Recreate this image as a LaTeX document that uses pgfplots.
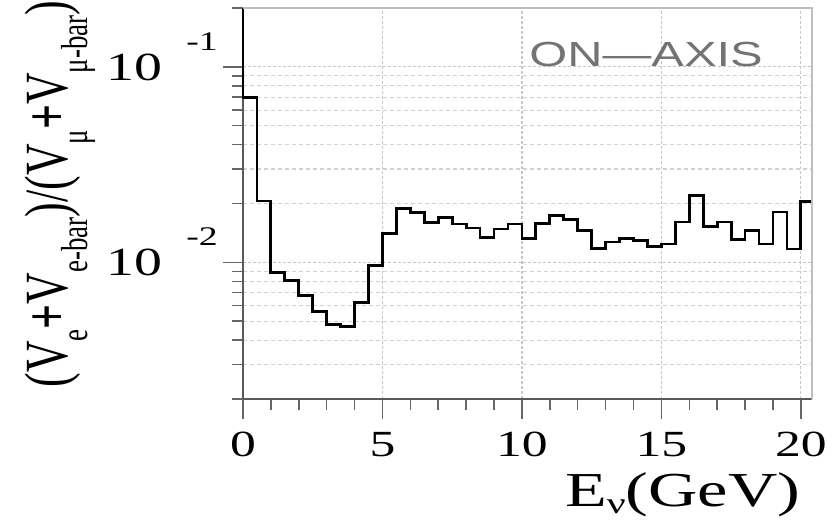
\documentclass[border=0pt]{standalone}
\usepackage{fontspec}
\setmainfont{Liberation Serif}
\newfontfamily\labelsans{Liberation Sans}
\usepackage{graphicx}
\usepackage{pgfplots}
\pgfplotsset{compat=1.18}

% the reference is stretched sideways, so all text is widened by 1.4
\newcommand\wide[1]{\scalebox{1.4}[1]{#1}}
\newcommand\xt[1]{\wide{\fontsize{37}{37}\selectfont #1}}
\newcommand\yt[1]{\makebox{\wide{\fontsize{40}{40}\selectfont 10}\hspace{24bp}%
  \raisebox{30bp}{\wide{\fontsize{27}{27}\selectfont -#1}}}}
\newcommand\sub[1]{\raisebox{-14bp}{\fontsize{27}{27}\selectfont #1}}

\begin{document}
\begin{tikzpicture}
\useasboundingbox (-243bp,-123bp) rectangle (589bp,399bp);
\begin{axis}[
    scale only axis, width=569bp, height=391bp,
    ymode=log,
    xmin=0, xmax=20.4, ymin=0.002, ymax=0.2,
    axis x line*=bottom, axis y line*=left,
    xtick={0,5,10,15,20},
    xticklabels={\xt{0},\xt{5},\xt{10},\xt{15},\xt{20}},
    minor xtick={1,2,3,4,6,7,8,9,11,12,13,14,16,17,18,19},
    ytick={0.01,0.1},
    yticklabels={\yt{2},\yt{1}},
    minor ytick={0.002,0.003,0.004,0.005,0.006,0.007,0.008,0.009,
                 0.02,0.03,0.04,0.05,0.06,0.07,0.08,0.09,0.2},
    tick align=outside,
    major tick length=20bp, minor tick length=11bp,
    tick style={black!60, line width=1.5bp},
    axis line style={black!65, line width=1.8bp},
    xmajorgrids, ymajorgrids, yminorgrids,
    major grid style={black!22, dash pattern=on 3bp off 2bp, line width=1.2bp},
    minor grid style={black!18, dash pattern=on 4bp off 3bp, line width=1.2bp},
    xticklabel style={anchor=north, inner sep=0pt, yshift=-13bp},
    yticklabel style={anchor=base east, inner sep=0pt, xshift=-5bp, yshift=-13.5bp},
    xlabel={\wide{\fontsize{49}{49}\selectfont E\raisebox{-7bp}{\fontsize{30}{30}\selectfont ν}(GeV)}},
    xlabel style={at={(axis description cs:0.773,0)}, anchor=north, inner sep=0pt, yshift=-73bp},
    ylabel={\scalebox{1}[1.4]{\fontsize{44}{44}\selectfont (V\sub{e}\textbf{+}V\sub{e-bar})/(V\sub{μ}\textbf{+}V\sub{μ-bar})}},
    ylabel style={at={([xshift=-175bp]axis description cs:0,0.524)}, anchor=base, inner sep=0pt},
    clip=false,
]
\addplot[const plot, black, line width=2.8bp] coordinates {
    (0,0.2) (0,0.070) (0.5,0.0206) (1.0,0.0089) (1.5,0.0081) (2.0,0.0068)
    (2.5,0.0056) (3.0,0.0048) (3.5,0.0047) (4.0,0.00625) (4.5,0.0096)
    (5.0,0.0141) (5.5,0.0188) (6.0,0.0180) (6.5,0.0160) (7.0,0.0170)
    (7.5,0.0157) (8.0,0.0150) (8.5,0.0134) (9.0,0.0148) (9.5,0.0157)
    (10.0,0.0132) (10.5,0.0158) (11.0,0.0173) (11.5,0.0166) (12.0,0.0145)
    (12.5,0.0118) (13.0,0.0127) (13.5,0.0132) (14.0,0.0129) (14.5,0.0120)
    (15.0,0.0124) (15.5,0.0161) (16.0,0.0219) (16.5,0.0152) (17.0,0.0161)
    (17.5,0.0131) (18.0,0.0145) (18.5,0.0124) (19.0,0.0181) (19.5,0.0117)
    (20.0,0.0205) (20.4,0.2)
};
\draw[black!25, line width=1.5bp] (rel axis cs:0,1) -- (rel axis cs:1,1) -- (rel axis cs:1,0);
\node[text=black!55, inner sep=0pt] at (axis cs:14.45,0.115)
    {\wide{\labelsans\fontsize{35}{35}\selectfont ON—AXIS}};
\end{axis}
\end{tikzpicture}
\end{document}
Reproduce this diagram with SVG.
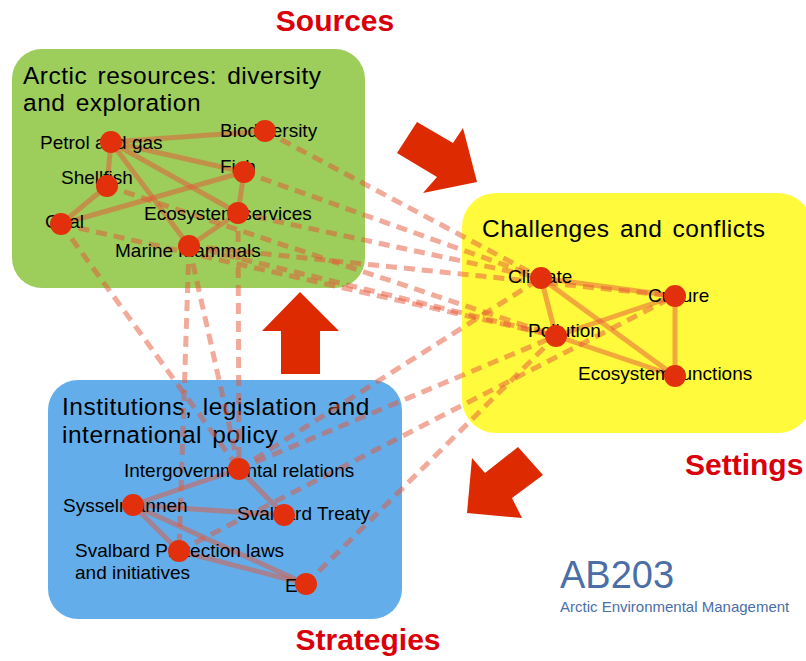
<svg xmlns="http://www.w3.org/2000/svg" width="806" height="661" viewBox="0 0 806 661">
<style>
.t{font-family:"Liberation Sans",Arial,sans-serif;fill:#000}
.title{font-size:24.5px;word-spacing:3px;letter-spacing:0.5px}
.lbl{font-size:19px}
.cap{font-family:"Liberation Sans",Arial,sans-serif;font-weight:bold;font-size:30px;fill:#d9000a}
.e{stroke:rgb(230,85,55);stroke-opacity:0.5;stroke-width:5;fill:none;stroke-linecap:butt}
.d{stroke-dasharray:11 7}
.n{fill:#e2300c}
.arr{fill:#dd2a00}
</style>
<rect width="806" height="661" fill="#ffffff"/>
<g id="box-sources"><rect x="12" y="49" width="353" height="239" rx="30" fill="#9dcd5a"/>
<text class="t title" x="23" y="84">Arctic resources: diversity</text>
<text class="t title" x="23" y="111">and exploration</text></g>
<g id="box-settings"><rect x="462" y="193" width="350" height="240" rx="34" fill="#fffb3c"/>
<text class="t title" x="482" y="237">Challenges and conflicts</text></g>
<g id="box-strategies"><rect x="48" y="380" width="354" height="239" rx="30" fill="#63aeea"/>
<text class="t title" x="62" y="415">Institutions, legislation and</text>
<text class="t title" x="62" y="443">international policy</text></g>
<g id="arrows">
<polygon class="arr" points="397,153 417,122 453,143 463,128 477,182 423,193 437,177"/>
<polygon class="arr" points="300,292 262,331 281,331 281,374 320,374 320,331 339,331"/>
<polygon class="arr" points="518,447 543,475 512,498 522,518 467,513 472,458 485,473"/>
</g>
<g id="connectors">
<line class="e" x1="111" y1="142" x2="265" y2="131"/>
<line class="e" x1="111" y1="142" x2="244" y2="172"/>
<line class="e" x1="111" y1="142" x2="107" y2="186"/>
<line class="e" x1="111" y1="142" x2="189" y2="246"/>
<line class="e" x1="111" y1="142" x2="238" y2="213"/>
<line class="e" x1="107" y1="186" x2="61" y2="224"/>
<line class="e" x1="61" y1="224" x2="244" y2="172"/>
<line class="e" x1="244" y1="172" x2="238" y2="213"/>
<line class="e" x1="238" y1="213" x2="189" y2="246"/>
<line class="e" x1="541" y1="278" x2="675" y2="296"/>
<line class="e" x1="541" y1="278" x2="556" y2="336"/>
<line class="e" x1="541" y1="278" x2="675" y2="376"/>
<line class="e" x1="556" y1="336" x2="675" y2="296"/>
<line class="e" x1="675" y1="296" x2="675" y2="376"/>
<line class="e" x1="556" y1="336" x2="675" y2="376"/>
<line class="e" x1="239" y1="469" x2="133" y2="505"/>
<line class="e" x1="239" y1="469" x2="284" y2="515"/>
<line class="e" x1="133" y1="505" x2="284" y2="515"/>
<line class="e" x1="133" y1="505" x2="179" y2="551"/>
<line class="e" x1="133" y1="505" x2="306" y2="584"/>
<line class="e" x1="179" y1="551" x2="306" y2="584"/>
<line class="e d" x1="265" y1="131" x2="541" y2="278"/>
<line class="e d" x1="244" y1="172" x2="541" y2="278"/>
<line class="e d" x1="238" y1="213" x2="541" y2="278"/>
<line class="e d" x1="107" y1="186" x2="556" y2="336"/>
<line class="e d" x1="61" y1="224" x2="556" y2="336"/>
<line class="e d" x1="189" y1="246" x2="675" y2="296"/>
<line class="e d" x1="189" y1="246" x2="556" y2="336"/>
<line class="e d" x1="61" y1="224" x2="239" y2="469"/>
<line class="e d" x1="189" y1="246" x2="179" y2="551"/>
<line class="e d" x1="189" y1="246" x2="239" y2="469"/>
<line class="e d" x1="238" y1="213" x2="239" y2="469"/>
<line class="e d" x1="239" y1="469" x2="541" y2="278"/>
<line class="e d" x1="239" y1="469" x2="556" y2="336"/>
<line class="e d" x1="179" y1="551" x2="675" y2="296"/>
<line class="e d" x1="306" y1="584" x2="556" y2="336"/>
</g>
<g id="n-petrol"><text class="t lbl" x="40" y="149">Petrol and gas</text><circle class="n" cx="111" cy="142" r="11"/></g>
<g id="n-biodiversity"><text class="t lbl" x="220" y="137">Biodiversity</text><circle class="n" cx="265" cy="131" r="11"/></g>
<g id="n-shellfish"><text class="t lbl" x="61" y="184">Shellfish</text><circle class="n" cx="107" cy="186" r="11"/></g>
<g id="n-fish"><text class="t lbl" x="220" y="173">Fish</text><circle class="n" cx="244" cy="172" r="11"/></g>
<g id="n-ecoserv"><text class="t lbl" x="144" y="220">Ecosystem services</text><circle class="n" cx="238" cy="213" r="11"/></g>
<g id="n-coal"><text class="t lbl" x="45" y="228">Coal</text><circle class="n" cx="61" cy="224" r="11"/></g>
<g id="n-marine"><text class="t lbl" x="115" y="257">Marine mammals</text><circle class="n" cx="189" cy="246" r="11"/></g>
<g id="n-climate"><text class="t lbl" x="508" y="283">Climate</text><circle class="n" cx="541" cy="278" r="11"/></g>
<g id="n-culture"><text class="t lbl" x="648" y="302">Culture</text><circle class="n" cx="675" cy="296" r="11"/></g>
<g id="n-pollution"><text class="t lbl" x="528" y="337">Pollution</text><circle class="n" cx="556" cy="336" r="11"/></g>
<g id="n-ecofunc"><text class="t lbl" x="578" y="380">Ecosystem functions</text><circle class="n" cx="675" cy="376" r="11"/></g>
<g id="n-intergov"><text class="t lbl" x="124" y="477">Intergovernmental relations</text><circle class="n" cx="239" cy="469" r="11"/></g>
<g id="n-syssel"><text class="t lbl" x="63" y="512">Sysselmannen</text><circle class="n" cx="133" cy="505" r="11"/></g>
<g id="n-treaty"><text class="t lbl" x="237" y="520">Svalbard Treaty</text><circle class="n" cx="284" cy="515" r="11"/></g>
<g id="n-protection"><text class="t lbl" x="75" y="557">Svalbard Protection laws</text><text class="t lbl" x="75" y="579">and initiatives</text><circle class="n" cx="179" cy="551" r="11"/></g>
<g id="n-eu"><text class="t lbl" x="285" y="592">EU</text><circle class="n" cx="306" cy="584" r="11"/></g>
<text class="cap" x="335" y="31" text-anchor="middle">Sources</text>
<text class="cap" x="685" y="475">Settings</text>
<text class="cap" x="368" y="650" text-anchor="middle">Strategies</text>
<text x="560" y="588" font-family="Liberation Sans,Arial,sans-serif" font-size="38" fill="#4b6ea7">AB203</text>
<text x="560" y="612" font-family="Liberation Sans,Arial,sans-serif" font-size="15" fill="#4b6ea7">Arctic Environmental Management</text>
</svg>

==

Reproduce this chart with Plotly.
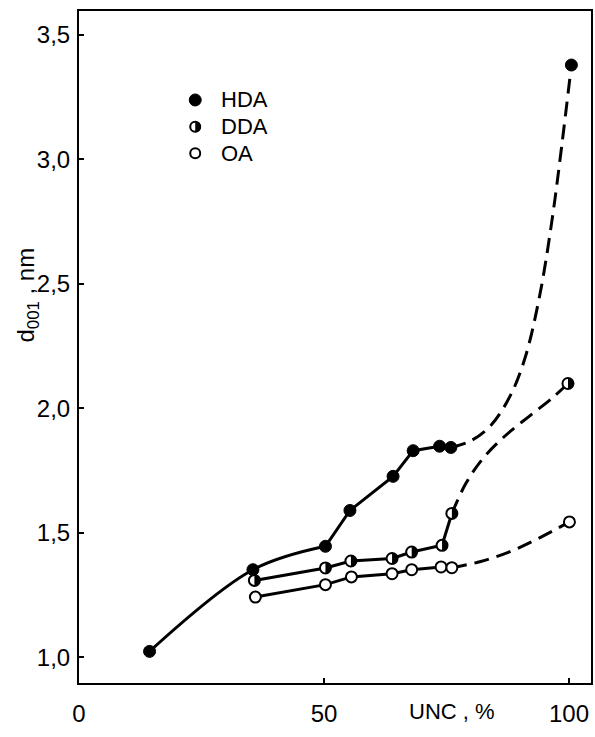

--

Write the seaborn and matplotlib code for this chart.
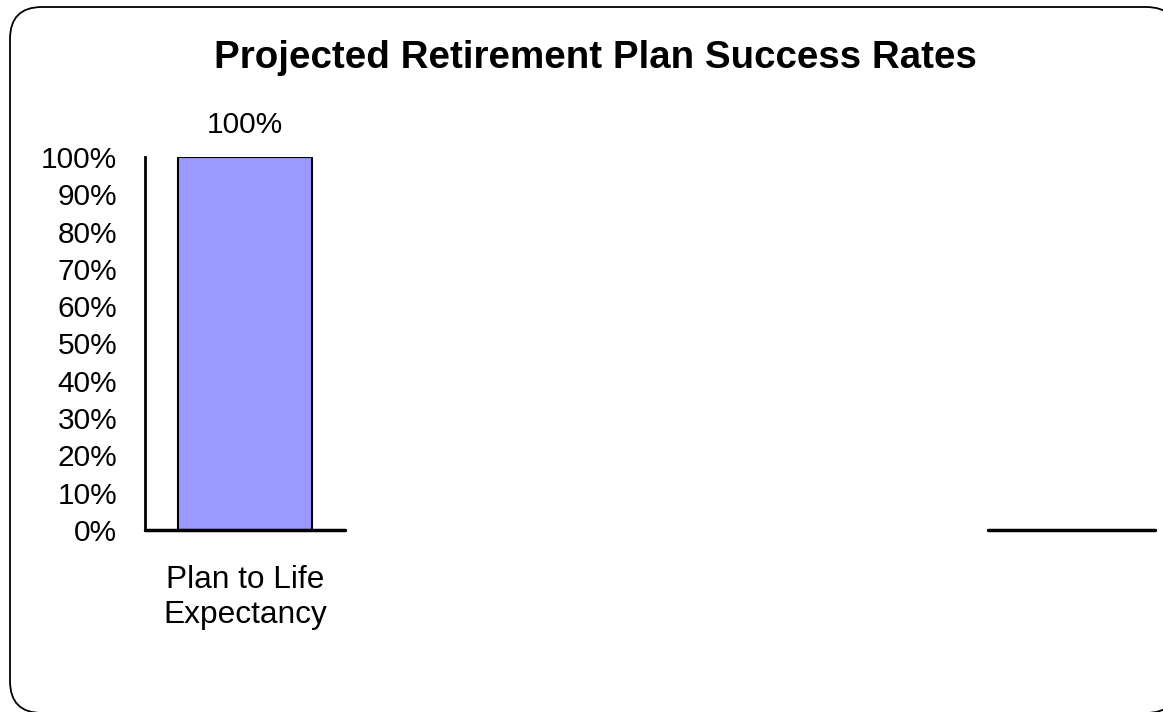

- [Stated goal]:
Copy each line of the records above that carries the word "chart".

- [Result of the exercise]:
Reproduce this chart with Plotly.
Write the seaborn and matplotlib code for this chart.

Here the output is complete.